Every medical intervention, even a very positive one, has unfortunately very often a negative offset. In other words, every benefit is counterbalanced by a risk.
It is then very difficult for those who have to decide the commercialization of a new drug (EMA in Europe and FDA in the US) to conciliate two legitimate but opposite necessities: to make a new drug available for patients as soon as possible and at the same time to be sure not to harm those same patients because of the possible toxic effects.
The question is even harder if we consider that randomized controlled trials –the studies the approval of a new drug is based on – are essentially finalized to detect benefits, but cannot identify risks. In fact, drugs toxic effects can be the strangest and most unexpected ones and they need time to be observed.
For these reasons their identification requires a higher number of patients and a much more prolonged observation than it usually happens in clinical controlled studies. Besides, whilst benefits are often evident, toxic effects can be confounded with the disease symptoms and are then more difficult to discover.
In a new drug development process, the pendulum oscillates between necessity of testing it among the patients as soon as possible (after pre-clinical studies) and caution which requires more evidences and verifications, deferring the drug availability for the clinical use.
Economic crisis and the lack of innovation have pushed the FDA to create a preferential way for all those medicines which, at least in theory, could satisfy important health needs for patients with few available alternatives. In 2011 the “fast track” procedure was granted to 16 over 35 new products presented by pharmaceutical industries. The scientific journal JAMA, official organ of US doctors, describes as an example the approval modalities for three out of the 16 drugs on fast track.
Vandenatib is a new antitumor drug which was studied in just one trial (while usually at least two trials are required) conducted on 331 patients with advanced thyroid cancer. The study showed a slow-down in the cancer progression, but the medicine – because of its toxicity - did not prolong the life of the treated patients compared to the control group. Its toxicity was probably due to QTc prolongation. The drug was nevertheless approved, even though with some restrictions.
Fingolimod is a product designed for treating multiple sclerosis which exerts its immunosuppressive activity by inhibiting the lymphocytes efflux into the lymph nodes. In one study which lasted two years the new drug diminished neurological relapses more than the placebo, as anyway did the standard drug for the disease treatment (glatiramer). However the safety profile of fingolimod raises doubts mainly because this drug is approved as a first choice treatment, whilst EMA denied this indication for Europe. Without going too much into details, the toxic effects are: atrioventricular block, reduced respiratory functionality, infections, hepatic damage, teratogenicity and cancerogenicity.
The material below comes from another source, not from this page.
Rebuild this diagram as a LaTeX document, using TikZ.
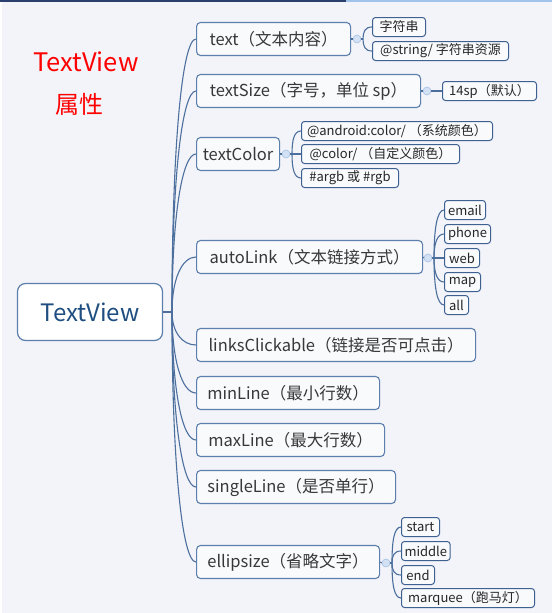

Considering its toxicity, the product was approved at lower doses than those used in the trial, until other studies will provide more results. Dabigatran is the third drug under discussion. It is an anticoagulant with many indications, including stroke prevention in patients with atrial fibrillation. One single study was enough to assess dabigatran as an alternative to warfarin, even though the overall clinical advantage and the bleeding tendency were similar. Its commercialization immediately showed that especially in elderly patients - because of renal function decline and interaction with other medicines – dabigatran induced bleeding in a much higher measure than what had been observed in the trial examined by the FDA for its approval. Besides, being an antidote not available, the bleeding caused by dabigatran is more difficult to neutralize respect to the warfarin induced one.
The conclusion is obvious: was it really necessary to approve these three drugs so quickly? Even though they were truly designed for serious diseases, could it be that patients will be receiving more damages than benefits in the end? And what about the risk to have to suspend the commercialization of a drug too superficially studied?
Shortcuts can be dangerous. There are no substitutes for the systemic study of a medicine. Doses cannot be invented, but must be determined by careful evaluation. When drugs show toxic effects, doses cannot be the same for all patients; they must be established depending on weight, renal function and other variables. This is the only way to be sure not to harm patients.
Similarly caution should be exercised, limiting the drug use for the first period only to cases where previous treatments failed and always in specialized centres. There is an exaggerated run to occupy market areas instead of helping the patients. Regulatory agencies should be cautious, knowing that pharmaceutical industries always highlight benefits in their dossiers, minimizing the risks. This is particularly important when moving from the market to the reimbursement of the new drug by the National Health Care System.
It is time that patients become the centre of attention, avoiding that profit-run and uncritical benefit desires seriously damage them.